Every Spring, the Lincoln Center partners with an outstanding scholar engaging in questions around ethics and humane interventions to visit ASU. Each series of event is as unique as the visiting scholar, and presents students with new opportunities to make think critically, make connections, and collaborate as equals.

2024

Kishonna L. Gray

Dr. Kishonna L. Gray (@kishonnagray) is a professor of Racial Justice and Technology in the School of Information at the University of Michigan. She is an interdisciplinary, intersectional, digital media scholar whose areas of research include identity, performance and online environments, embodied deviance, cultural production, video games, and Black Cyberfeminism. Dr. Gray is an alum of ASU's School of Social Transformation.

Dr. Gray is the author of "Intersectional Tech: Black Users in Digital Gaming" (LSU Press, 2020). She is also the author of "Race, Gender, & Deviance in Xbox Live" (Routledge, 2014), and the co-editor of two volumes on culture and gaming: "Feminism in Play" (Palgrave-Macmillan, 2018) and "Woke Gaming" (University of Washington Press, 2018).  Dr. Gray has published in a variety of outlets across disciplines and has also featured in public outlets such as The Guardian, The Telegraph, and The New York Times.

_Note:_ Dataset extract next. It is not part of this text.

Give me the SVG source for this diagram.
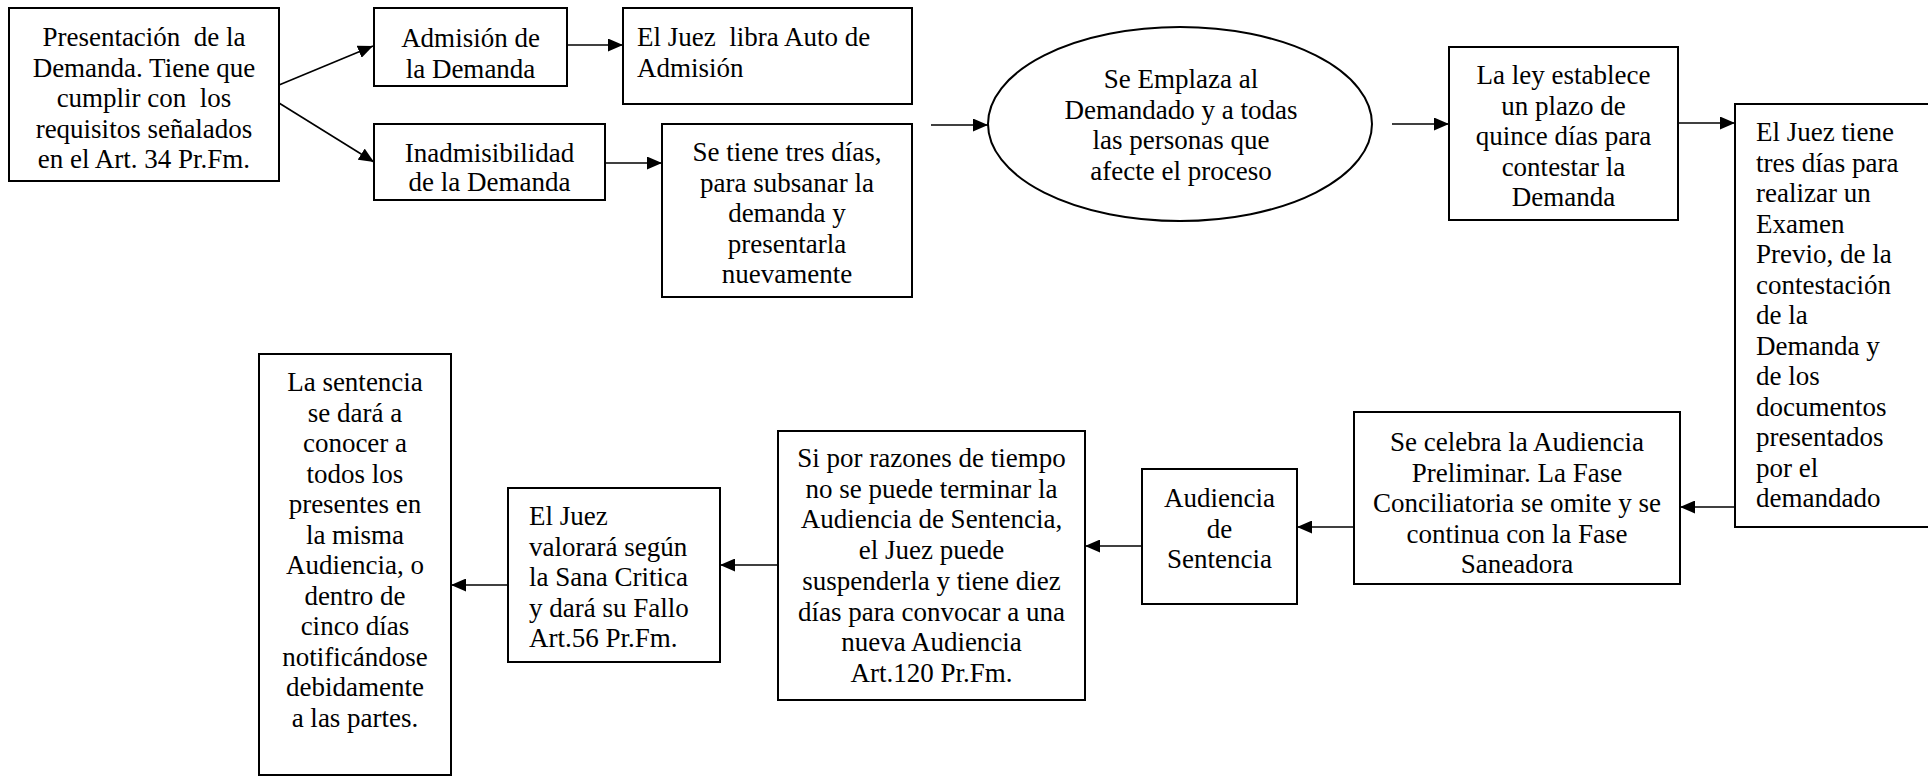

During her visit to ASU, she engaged students and faculty alike to rethink their framework for game interactions and how these forms of play can have very real effects on historically marginalized groups. In addition to her lecture, Gray held a workshop on intersectional design, in which participants deconstructed their framework for what constitutes gaming and play.

2023

A woman with short, silvery hair stands at a podium, turned toward the monitor as she delivers a presentation.

Rosemarie Garland-Thomson

Rosemarie Garland-Thomson is professor emerita of English and bioethics at Emory University and a visiting professor of healthcare ethics at UCLA. She brings disability culture, ethics, and justice to a broad range of institutions and communities. She is a Hastings Center Fellow and Senior Advisor and professor emerita of English and bioethics at Emory University.

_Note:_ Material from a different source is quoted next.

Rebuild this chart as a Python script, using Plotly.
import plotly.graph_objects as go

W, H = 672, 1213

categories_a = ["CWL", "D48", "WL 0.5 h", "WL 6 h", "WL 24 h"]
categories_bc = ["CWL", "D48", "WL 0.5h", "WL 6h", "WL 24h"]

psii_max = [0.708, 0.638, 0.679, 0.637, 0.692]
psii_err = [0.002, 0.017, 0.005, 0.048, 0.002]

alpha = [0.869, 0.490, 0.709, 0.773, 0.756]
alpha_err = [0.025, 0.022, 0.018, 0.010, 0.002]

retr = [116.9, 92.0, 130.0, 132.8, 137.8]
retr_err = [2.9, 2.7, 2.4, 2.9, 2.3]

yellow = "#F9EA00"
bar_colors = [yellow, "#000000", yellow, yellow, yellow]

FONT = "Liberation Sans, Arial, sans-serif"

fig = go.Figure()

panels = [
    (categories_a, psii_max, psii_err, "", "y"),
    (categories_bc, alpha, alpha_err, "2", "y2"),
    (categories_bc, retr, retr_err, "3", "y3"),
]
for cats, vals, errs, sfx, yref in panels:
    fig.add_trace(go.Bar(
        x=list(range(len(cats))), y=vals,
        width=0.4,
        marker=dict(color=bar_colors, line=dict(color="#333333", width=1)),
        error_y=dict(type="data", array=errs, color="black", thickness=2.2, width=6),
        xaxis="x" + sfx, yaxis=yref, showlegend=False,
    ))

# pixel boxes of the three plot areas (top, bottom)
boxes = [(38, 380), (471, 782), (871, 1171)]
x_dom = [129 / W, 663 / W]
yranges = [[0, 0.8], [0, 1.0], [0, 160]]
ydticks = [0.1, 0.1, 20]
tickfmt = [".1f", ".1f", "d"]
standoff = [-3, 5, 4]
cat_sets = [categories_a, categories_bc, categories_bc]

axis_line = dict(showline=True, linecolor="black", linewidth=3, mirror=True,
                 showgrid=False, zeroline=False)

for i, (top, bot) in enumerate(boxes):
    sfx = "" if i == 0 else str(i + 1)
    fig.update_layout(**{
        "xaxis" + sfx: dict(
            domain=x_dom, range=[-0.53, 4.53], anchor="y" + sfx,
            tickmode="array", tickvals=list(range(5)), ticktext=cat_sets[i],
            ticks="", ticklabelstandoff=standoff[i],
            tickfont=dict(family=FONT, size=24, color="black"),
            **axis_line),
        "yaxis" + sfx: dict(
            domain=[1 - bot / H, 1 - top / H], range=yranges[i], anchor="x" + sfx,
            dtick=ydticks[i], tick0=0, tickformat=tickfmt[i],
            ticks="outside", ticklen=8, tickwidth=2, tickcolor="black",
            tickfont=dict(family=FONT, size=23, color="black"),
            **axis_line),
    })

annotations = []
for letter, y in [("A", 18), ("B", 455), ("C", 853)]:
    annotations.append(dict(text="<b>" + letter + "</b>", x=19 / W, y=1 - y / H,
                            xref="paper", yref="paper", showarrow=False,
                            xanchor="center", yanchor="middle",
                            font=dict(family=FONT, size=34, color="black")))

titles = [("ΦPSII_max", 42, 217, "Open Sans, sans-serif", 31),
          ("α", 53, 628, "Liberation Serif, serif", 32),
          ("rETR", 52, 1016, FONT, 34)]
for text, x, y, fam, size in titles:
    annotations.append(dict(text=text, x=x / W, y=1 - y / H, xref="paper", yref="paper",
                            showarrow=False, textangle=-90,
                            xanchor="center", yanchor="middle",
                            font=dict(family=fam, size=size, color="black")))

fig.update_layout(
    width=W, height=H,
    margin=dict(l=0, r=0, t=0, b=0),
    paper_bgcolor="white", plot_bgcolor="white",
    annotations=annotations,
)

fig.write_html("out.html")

Garland-Thomson's visit included a workshop series involving faculty and graduate students focusing on misfitting and the built environment, with a collaborative discussion on scenes of disability confession. She also gave a public lecture titled "A Call to Wonder: How the Health Humanities
Can Make Us More Humane," diving into profound imagery of disability in art, the history of disability studies, and concepts of wonder and the sacred body.

2022

Marcel O'Gorman

Marcel O’Gorman is a university research chair, professor of English and founding director of the Critical Media Lab at the University of Waterloo, where he teaches courses, leads collaborative projects, and directs workshops in digital design and the philosophy of technology.

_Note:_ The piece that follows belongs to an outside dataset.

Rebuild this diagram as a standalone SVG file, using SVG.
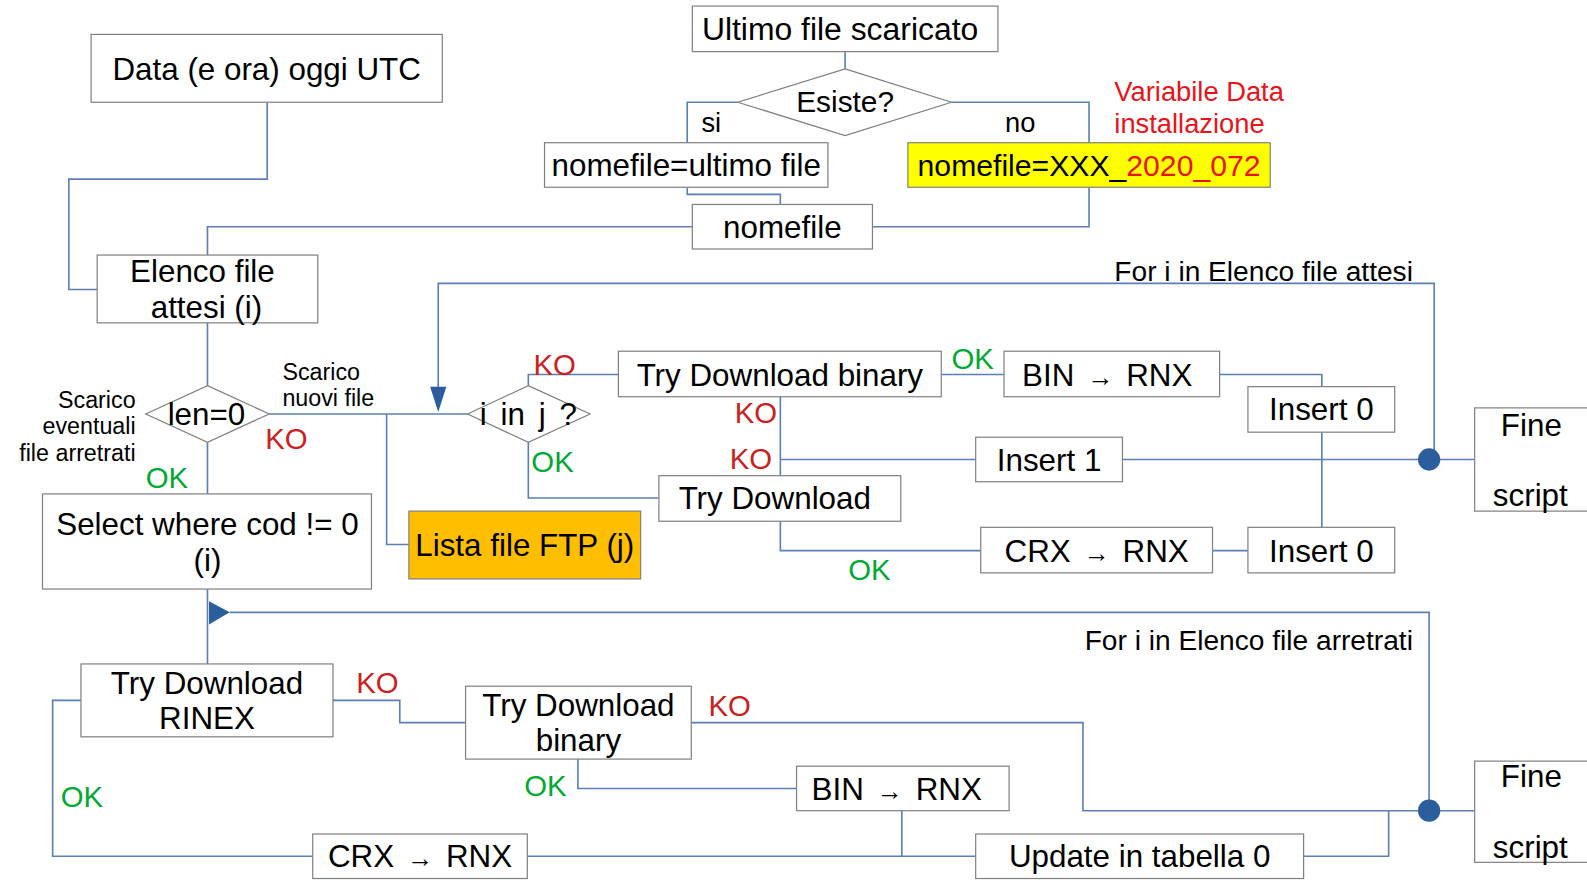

Over the course of his visit, O’Gorman hosted a series of professional workshops titled “Atelier Technique Populaire'' for staff, faculty and students, along with a public talk titled “Responsible Innovation and Critical Design” on teachings and practices of critical design techniques. Through these events, he empowered people to consider how technology impacts humans, examine our role in that impact, and ask who is counted as human in the process.